サプライチェーンの焦点はノードサイズソーシングへ
サプライチェーンの状況はより複雑になっており、OEMは必要なプロセスノードのチップを確保するためにソーシングの知恵を働かせる必要があります。新しい半導体製造工場(ファブ)と先端技術の組み合わせは、地域やプロセスノードを超えた需要と供給の変動を生み出します。
心強い市場実態もあります。2022年半ば以降、半導体の供給力は需要を上回るペースで増加しています。2022年第2四半期の工場稼働率は約90%でした。しかし、SEMI1 が最近発表した半導体製造モニタレポートによれば、この数字は2023年第3四半期には70%以下にまで低下します(図1)。
図1:半導体在庫と工場稼働率の比較を示します。稼働率は2022年第2四半期の90%から2023年第3四半期には70%以下に急落しました。(画像提供:SEMI)
その一方で、新しい工場は世界各地に誕生しています。米国は、国内半導体生産能力シェアを2020年の11%から2030年には30%に引き上げることを目標としています。同様に、欧州もそのシェアを9%から20%へと倍増させることを目指しています。2 米国では、チップメーカーは先端ノードと最先端ノードの両方に投資し、また特殊チップにも投資することで、自給率の向上に努めるでしょう。
研究者らは、半導体市場が着実な成長を続け、2022年の201億8000万ドルから2032年までに350億ドルに増加し、CAGR は5.71%になると予想しています(図2)。3 Precedence Researchによると、このようなシフトは、より微細なプロセスノードへの移行を含む半導体技術の向上によるものです。
図2:半導体ウェハー市場規模は、2022年に201億8000万ドルと評価され、2032年には351億6000万ドルに達すると予想されています。(画像提供:Precedence Research)
変化は起こる
電気自動車(EV)、5G、人工知能(AI)、機械学習(ML)、モノのインターネット(IoT)に対する需要の急増は今後も続くでしょう。データセンターとクラウドコンピューティングアプリケーションには、強力でエネルギー効率の高いチップが必要です。同時に、防衛、医療、その他の産業は、長期的なサポートによる耐久性のある技術を必要としています。低消費電力プロセス技術、LCDドライバ、車載用などに使用されるレガシーコンポーネントは、今後ますます不足する可能性が高くなります。
アプリケーションの多様性は、さまざまな技術要件をもたらします。現在、半導体メーカーはノードサイズを次の4つに分類しています。

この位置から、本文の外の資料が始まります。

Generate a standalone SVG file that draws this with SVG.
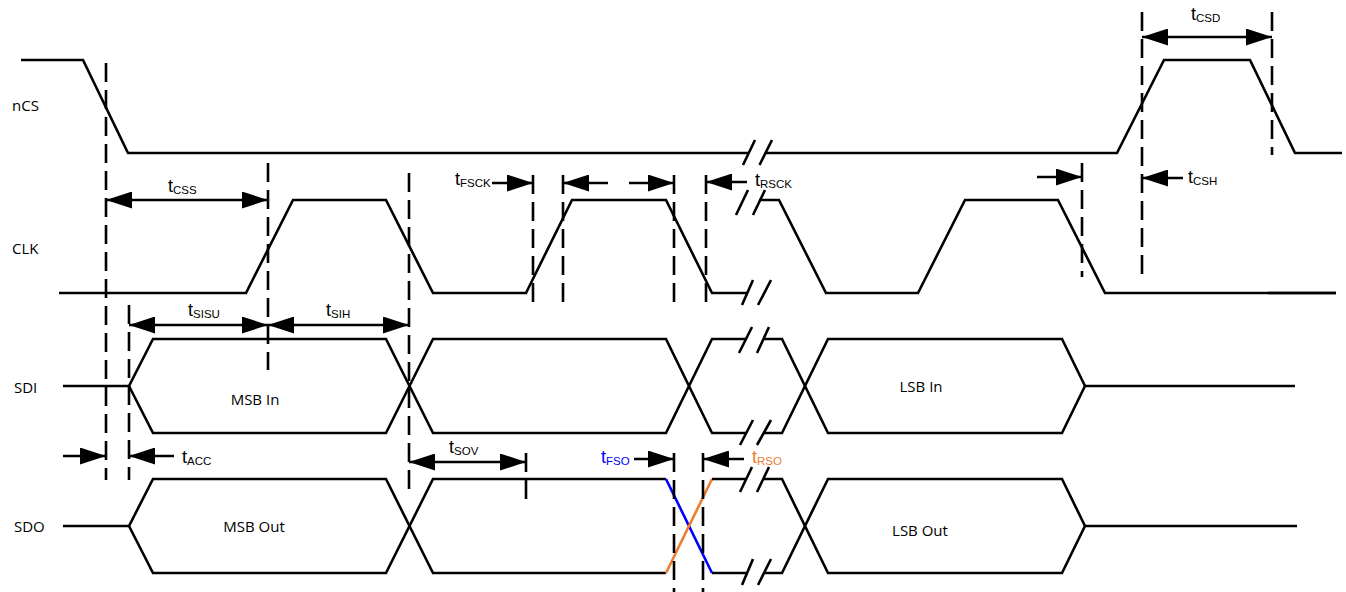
<svg xmlns="http://www.w3.org/2000/svg" width="1346" height="592" viewBox="0 0 1346 592">
<style>
.sig{fill:none;stroke:#000;stroke-width:2.6;stroke-linejoin:miter}
.brk{fill:none;stroke:#000;stroke-width:2.6}
.dash{fill:none;stroke:#000;stroke-width:2.6;stroke-dasharray:19 8}
.arr{fill:none;stroke:#000;stroke-width:2.4}
.ab{marker-start:url(#ah);marker-end:url(#ah)}
.ae{marker-end:url(#ah)}
.name{font-family:"Open Sans","Liberation Sans",sans-serif;font-size:15px;fill:#000}
.tl{font-family:"Liberation Sans",Arial,sans-serif;font-size:18px;fill:#000}
.sub{font-size:11.5px}
</style>
<defs>
<marker id="ah" viewBox="0 0 26 17" refX="26" refY="8.5" markerWidth="26" markerHeight="17" markerUnits="userSpaceOnUse" orient="auto-start-reverse">
<path d="M0,0 L26,8.5 L0,17 Z" fill="#000"/>
</marker>
</defs>
<rect width="1346" height="592" fill="#fff"/>

<g id="labels">
<text class="name" x="12" y="111">nCS</text>
<text class="name" x="12" y="254">CLK</text>
<text class="name" x="14" y="393">SDI</text>
<text class="name" x="14" y="532">SDO</text>
</g>

<g id="nCS">
<path class="sig" d="M21,60 H83 L128,153 H749 M765.5,153 H1117 L1164,60 H1250 L1295,153 H1342"/>
<path class="brk" d="M743,165 L755,140 M759.5,165 L772,140"/>
</g>

<g id="CLK">
<path class="sig" d="M59,293 H246 L293,200 H386 L433,293 H526 L572,200 H666 L712,293 H747.5 M759,200 H779 L826,293 H918 L965,200 H1058 L1105,293 H1336"/>
<path class="sig" stroke-width="3.2" d="M1268,293 H1336"/>
<path class="brk" d="M736,215 L748,190 M753,215 L765,190 M742,305 L753,280 M758,305 L771,280"/>
</g>

<g id="SDI">
<path class="sig" d="M63,386 H129 L153,339 H386 L433,433 H666 L712,339 H745.5"/>
<path class="sig" d="M129,386 L153,433 H386 L433,339 H666 L712,433 H746.5"/>
<path class="sig" d="M763,339 H782 L828,433 H1062 L1085,386 H1295"/>
<path class="sig" d="M764,433 H782 L828,339 H1062 L1085,386"/>
<path class="brk" d="M739,353 L752,327 M757,353 L769,327 M740,445 L753,420 M757,445 L771,420"/>
<text class="name" x="255" y="405" text-anchor="middle">MSB In</text>
<text class="name" x="921" y="392" text-anchor="middle">LSB In</text>
</g>

<g id="SDO">
<path class="sig" d="M63,526 H129 L153,479 H386 L433,573 H666"/>
<path class="sig" d="M129,526 L153,573 H386 L433,479 H666"/>
<path fill="none" stroke="#0000FF" stroke-width="2.6" d="M666,479 L712,573"/>
<path fill="none" stroke="#ED7D31" stroke-width="2.6" d="M666,573 L712,479"/>
<path class="sig" d="M712,479 H746 M712,573 H747.5"/>
<path class="sig" d="M763,479 H782 L828,573 H1062 L1085,526 H1297"/>
<path class="sig" d="M764.5,573 H782 L828,479 H1062 L1085,526"/>
<path class="brk" d="M740,492 L752,467 M757,492 L769,467 M742,585 L753,559 M758,585 L771,559"/>
<text class="name" x="254" y="532" text-anchor="middle">MSB Out</text>
<text class="name" x="920" y="536" text-anchor="middle">LSB Out</text>
</g>

<g id="connectors">
<path class="dash" d="M106,63 V480"/>
<path class="dash" d="M268,163 V370"/>
<path class="dash" d="M409,173 V492"/>
<path class="dash" d="M129,305 V480"/>
<path class="dash" d="M533,175 V305"/>
<path class="dash" d="M563,175 V305"/>
<path class="dash" d="M674,175 V305"/>
<path class="dash" d="M706,175 V305"/>
<path class="dash" d="M526,453 V503"/>
<path class="dash" d="M674,453 V592"/>
<path class="dash" d="M703,453 V592"/>
<path class="dash" d="M1082,163 V277"/>
<path class="dash" d="M1142,12 V278"/>
<path class="dash" d="M1272,12 V155"/>

<path class="arr ab" d="M106,200 H268"/>
<path class="arr ab" d="M129,325 H268"/>
<path class="arr ab" d="M268,325 H409"/>
<path class="arr ae" d="M63,456 H106"/>
<path class="arr ae" d="M174,456 H129"/>
<path class="arr ab" d="M409,462 H526"/>
<path class="arr ae" d="M492,183 H533"/>
<path class="arr ae" d="M608,183 H563"/>
<path class="arr ae" d="M629,183 H674"/>
<path class="arr ae" d="M747,182 H706"/>
<path class="arr ae" d="M1037,177 H1082"/>
<path class="arr ae" d="M1183,178 H1142"/>
<path class="arr ab" d="M1142,37 H1272"/>
<path class="arr ae" d="M634,459 H674"/>
<path class="arr ae" d="M744,459 H703"/>
</g>

<g id="timing-labels">
<text class="tl" x="168" y="192">t<tspan class="sub" dy="2">CSS</tspan></text>
<text class="tl" x="188" y="316">t<tspan class="sub" dy="2">SISU</tspan></text>
<text class="tl" x="326" y="316">t<tspan class="sub" dy="2">SIH</tspan></text>
<text class="tl" x="182" y="463">t<tspan class="sub" dy="2">ACC</tspan></text>
<text class="tl" x="455" y="185">t<tspan class="sub" dy="2">FSCK</tspan></text>
<text class="tl" x="755" y="186">t<tspan class="sub" dy="2">RSCK</tspan></text>
<text class="tl" x="1188" y="183">t<tspan class="sub" dy="2">CSH</tspan></text>
<text class="tl" x="1191" y="20">t<tspan class="sub" dy="2">CSD</tspan></text>
<text class="tl" x="449" y="453">t<tspan class="sub" dy="2">SOV</tspan></text>
<text class="tl" x="601" y="463" style="fill:#0000FF">t<tspan class="sub" dy="2">FSO</tspan></text>
<text class="tl" x="752" y="463" style="fill:#ED7D31">t<tspan class="sub" dy="2">RSO</tspan></text>
</g>
</svg>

11ナノメートル(nm)未満、11~19nm、20~64nm、65nm以上。製品のライフサイクルに加えて、一部のOEMは、欠陥ゼロの信頼性とより広い動作温度を必要としています。4
戦略的な問題は、半導体メーカーが適切な製品構成を行い、OEMが必要とするものを確保できるかどうかです。その決定は、技術と科学の融合によって導かれ、OEMの可用性、価格、リードタイムを決定します。
適切な実践
ノードの移り変わりによってサプライチェーンに波と流れが生じる中、OEMは問題を防ぐために調達のベストプラクティスに焦点を当てるべきです。これらの実践には以下のようなものがあります。
- サプライヤネットワークの定期的な見直し。供給源を遠くから近くまで探すことで、サプライチェーンの専門家たちは、供給不足が発生したときの選択肢を増やすことができます。
- 迅速な対応。混乱が発生した場合、OEMは迅速に対応する必要があります。弾力性と透明性を高めるサプライチェーンテクノロジーは、高度な分析と予測と同様に、より重要になるでしょう。
- 慎重な購入計画。販売パートナーと密接に協力することで、OEMは早めに余剰在庫の計画を立て、購入することができます。このやり方は高くつきますが、重要でリスクの高い部品にはその価値があります。
半導体市場は常に混沌としていますが、ICプロセスノードの利用可能性が不透明になるにつれて、新しいファウンドリが稼動するようになっても、予測は難しくなるでしょう。移り変わる情勢を乗り切るために、OEMは基本に立ち返り、必要な部品を入手するために慎重に計画を立てなければなりません。